Aug. 24: BART board members ask the state Legislature to create a citizen oversight body for the transit agency’s police force.
Aug. 28: Grant’s father, serving a life prison term for a 1985 murder in Oakland, files a wrongful-death lawsuit against BART.
Oct. 13: Five friends of Grant who were with him Jan. 1 file a civil-rights lawsuit against BART, alleging they were illegally arrested and officers used excessive force.
Oct. 16: Defense motion for change of venue granted. Judge cites extensive media coverage and high tensions in Bay Area.
Nov. 19: Los Angeles is picked as trial venue.
Dec. 1: Judge Robert Perry is assigned to the case.
Jan. 8: Case shifts to Los Angeles County Superior Court.

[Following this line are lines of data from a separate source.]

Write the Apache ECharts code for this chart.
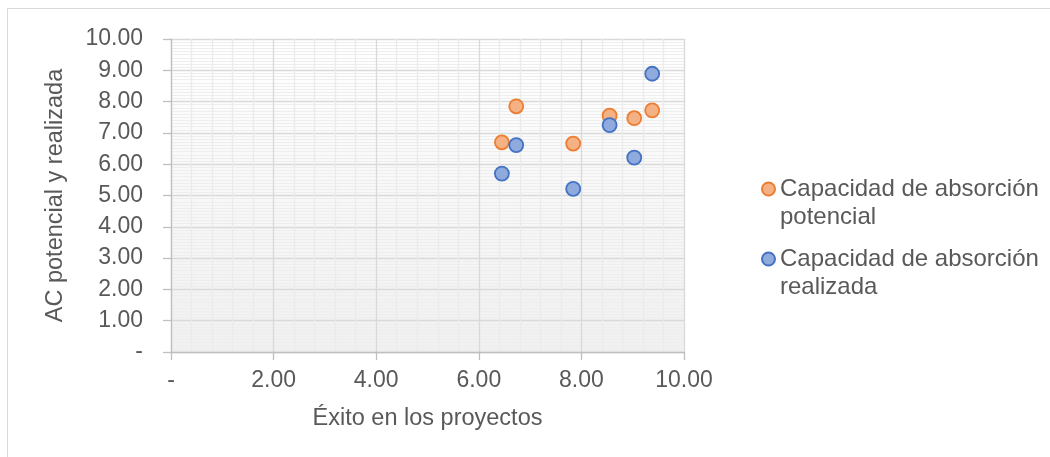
<!DOCTYPE html>
<html>
<head>
<meta charset="utf-8">
<script src="https://cdn.jsdelivr.net/npm/echarts@6/dist/echarts.min.js"></script>
<style>
  html, body { margin: 0; padding: 0; background: #fff; }
  #chart { width: 1050px; height: 457px; }
</style>
</head>
<body>
<div id="chart"></div>
<script>
// datos
const exito = [6.45, 6.73, 7.84, 8.55, 9.03, 9.38]
const acPotencial = [6.70, 7.85, 6.66, 7.55, 7.47, 7.72]
const acRealizada = [5.70, 6.61, 5.21, 7.25, 6.21, 8.89]
const seriesNames = ['Capacidad de absorción potencial', 'Capacidad de absorción realizada']
const legendLabels = ['Capacidad de absorción\npotencial', 'Capacidad de absorción\nrealizada']

const fontFamily = '"Liberation Sans", Arial, sans-serif'
const textColor = '#595959'

const fmt = v => (v === 0 ? '-' : v.toFixed(2))

const chart = echarts.init(document.getElementById('chart'))

const axisCommon = {
  type: 'value',
  min: 0,
  max: 10,
  nameLocation: 'middle',
  nameTextStyle: { fontFamily, fontSize: 23.5, color: textColor },
  axisLine: { show: true, lineStyle: { color: '#bfbfbf', width: 1.3 } },
  axisTick: { show: true, length: 8, lineStyle: { color: '#bfbfbf', width: 1.3 } },
  splitLine: { show: true, lineStyle: { color: '#d9d9d9', width: 1.3 } },
  minorTick: { show: false },
}

chart.setOption({
  animation: false,
  backgroundColor: '#ffffff',
  graphic: [
    {
      type: 'rect',
      shape: { x: 7.5, y: 8.5, width: 1100, height: 500 },
      style: { fill: 'none', stroke: '#d9d9d9', lineWidth: 1 },
      silent: true,
      z: -10,
    },
  ],
  grid: {
    left: 171,
    right: 366,
    top: 39,
    bottom: 105,
    show: true,
    borderWidth: 0,
    backgroundColor: new echarts.graphic.LinearGradient(0, 0, 0, 1, [
      { offset: 0, color: '#ffffff' },
      { offset: 1, color: '#f0f0f0' },
    ]),
  },
  xAxis: {
    ...axisCommon,
    interval: 2,
    name: 'Éxito en los proyectos',
    nameGap: 55,
    axisLabel: { fontFamily, fontSize: 23, color: textColor, margin: 17, formatter: fmt },
    minorTick: { show: false, splitNumber: 5 },
    minorSplitLine: { show: true, lineStyle: { color: '#ebebeb', width: 1.3 } },
  },
  yAxis: {
    ...axisCommon,
    interval: 1,
    name: 'AC potencial y realizada',
    nameGap: 103,
    axisLabel: { fontFamily, fontSize: 23, color: textColor, margin: 28, formatter: fmt },
    minorTick: { show: false, splitNumber: 10 },
    minorSplitLine: { show: true, lineStyle: { color: '#eeeeee', width: 1 } },
  },
  legend: {
    orient: 'vertical',
    left: 756,
    top: 142,
    icon: 'circle',
    itemWidth: 13,
    itemHeight: 13,
    itemGap: -14,
    data: seriesNames,
    // línea vacía arriba para alinear el icono con la primera línea
    formatter: name => '\n' + legendLabels[seriesNames.indexOf(name)],
    textStyle: {
      fontFamily,
      fontSize: 24,
      color: textColor,
      lineHeight: 28,
    },
  },
  series: [
    {
      name: seriesNames[0],
      type: 'scatter',
      symbol: 'circle',
      symbolSize: 14,
      data: exito.map((x, i) => [x, acPotencial[i]]),
      itemStyle: { color: '#f4b183', borderColor: '#ed7d31', borderWidth: 1.8, opacity: 1 },
    },
    {
      name: seriesNames[1],
      type: 'scatter',
      symbol: 'circle',
      symbolSize: 14,
      data: exito.map((x, i) => [x, acRealizada[i]]),
      itemStyle: { color: '#8faadc', borderColor: '#4472c4', borderWidth: 1.8, opacity: 1 },
    },
  ],
})
</script>
</body>
</html>
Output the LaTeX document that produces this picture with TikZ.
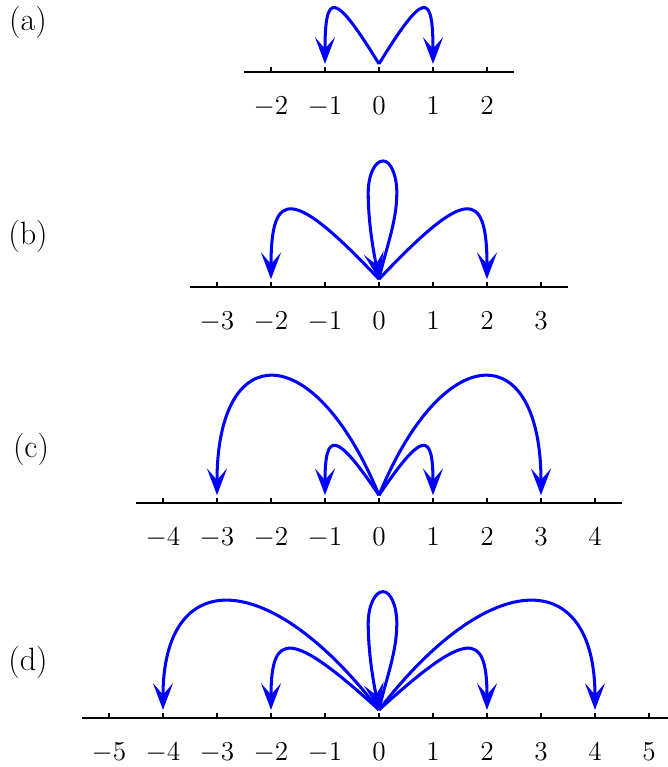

Jan. 27: BART says it has reached a $1.5 million settlement for Grant’s daughter.
June 8: Jury, made up of eight women and four men, is chosen. No blacks are on panel; seven whites, four Hispanics and one Asian are selected.
June 9: Opening statements in trial are made.
June 25: Mehserle takes the stand and makes his first public comments about the incident: “[The sound] wasn’t like a gunshot. I remember wondering what went wrong with the Taser. I thought it malfunctioned.”
June 30: Judge rules that jury can consider second-degree murder, manslaughter and involuntary manslaughter, saying not enough evidence was presented to support first-degree murder.
July 1: Closing statements in trial are made.
July 2: Jury begins deliberations.
July 8: Jury convicts Mehserle of involuntary manslaughter.